## WRITTEN INSTRUCTION
Retype only the lines from the top of the records to the line with "Chart.register(...registerables);", including that line but none of the pictures.
= = = = = = =
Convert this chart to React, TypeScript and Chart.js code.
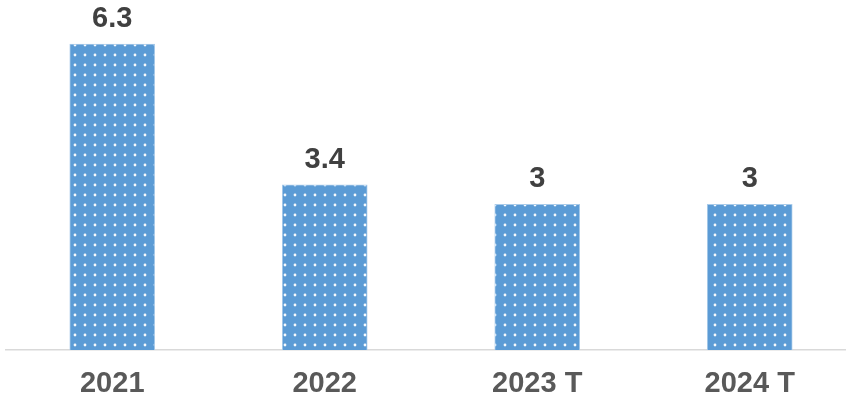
import React, { useEffect, useRef } from "react";
import { Chart, registerables } from "chart.js";

Chart.register(...registerables);

const categories = ["2021", "2022", "2023 T", "2024 T"];
const values = [6.3, 3.4, 3, 3];
const valueLabels = ["6.3", "3.4", "3", "3"];

function makePattern(): CanvasPattern | string {
  const c = document.createElement("canvas");
  c.width = 10;
  c.height = 10;
  const ctx = c.getContext("2d");
  if (!ctx) return "#5B9BD5";
  ctx.fillStyle = "#5B9BD5";
  ctx.fillRect(0, 0, 10, 10);
  ctx.fillStyle = "rgba(255,255,255,0.95)";
  ctx.beginPath();
  ctx.arc(5, 5, 1.4, 0, Math.PI * 2);
  ctx.fill();
  const p = ctx.createPattern(c, "repeat");
  return p || "#5B9BD5";
}

const valueLabelPlugin = {
  id: "valueLabels",
  afterDatasetsDraw(chart: any) {
    const ctx = chart.ctx;
    const meta = chart.getDatasetMeta(0);
    ctx.save();
    ctx.font = "bold 29px 'Liberation Sans', Arial, sans-serif";
    ctx.fillStyle = "#404040";
    ctx.textAlign = "center";
    ctx.textBaseline = "alphabetic";
    meta.data.forEach((el: any, i: number) => {
      ctx.fillText(valueLabels[i], el.x, el.y - 17);
    });
    ctx.restore();
  },
};

export default function App() {
  const ref = useRef<HTMLCanvasElement>(null);
  useEffect(() => {
    if (!ref.current) return;
    const chart = new Chart(ref.current, {
      type: "bar",
      data: {
        datasets: [
          {
            data: values.map((v, i) => ({ x: i, y: v })),
            backgroundColor: makePattern() as any,
            borderColor: "#A9CBEA",
            borderWidth: 1,
            barThickness: 85,
          },
        ],
      },
      options: {
        animation: false,
        responsive: true,
        maintainAspectRatio: false,
        layout: { padding: { top: 10, left: 6, right: 0, bottom: 0 } },
        plugins: { legend: { display: false }, tooltip: { enabled: false } },
        scales: {
          x: {
            type: "linear",
            offset: false,
            min: -0.5,
            max: 3.453,
            grid: { display: false, drawTicks: false, offset: false },
            border: { display: true, color: "#D9D9D9", width: 1.5 },
            afterBuildTicks: (scale: any) => {
              scale.ticks = categories.map((_, i) => ({ value: i }));
            },
            afterFit: (scale: any) => {
              scale.height = 52;
            },
            ticks: {
              padding: 17,
              autoSkip: false,
              maxRotation: 0,
              color: "#595959",
              font: { family: "'Liberation Sans', Arial, sans-serif", size: 29, weight: "bold" },
              callback: (v: any) => categories[Math.round(Number(v))] ?? "",
            },
          },
          y: {
            display: false,
            min: 0,
            max: 7,
          },
        },
      },
      plugins: [valueLabelPlugin],
    });
    return () => chart.destroy();
  }, []);
  return (
    <div style={{ position: "fixed", left: 0, top: 0, width: 846, height: 402 }}>
      <canvas ref={ref} />
    </div>
  );
}
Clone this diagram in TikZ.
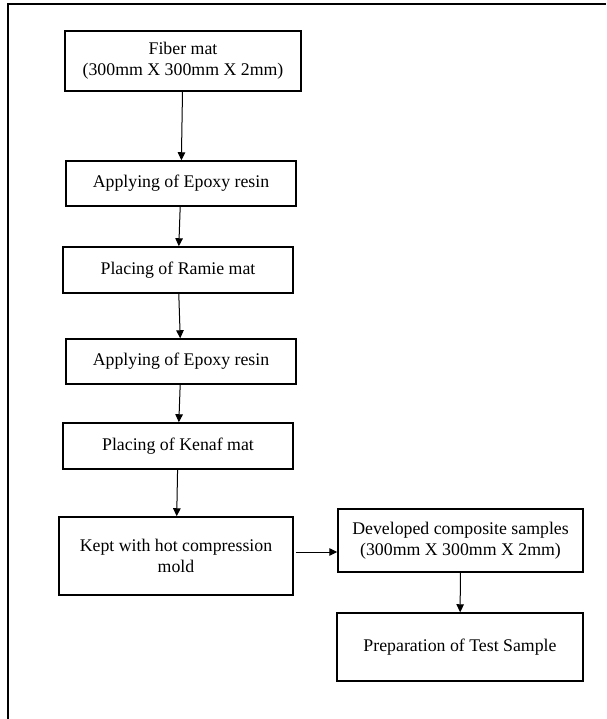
= = = = = = =
## FULL SOLUTION
Convert this chart to React, TypeScript and Chart.js code.
import React, { useEffect, useRef } from "react";
import { Chart, registerables } from "chart.js";

Chart.register(...registerables);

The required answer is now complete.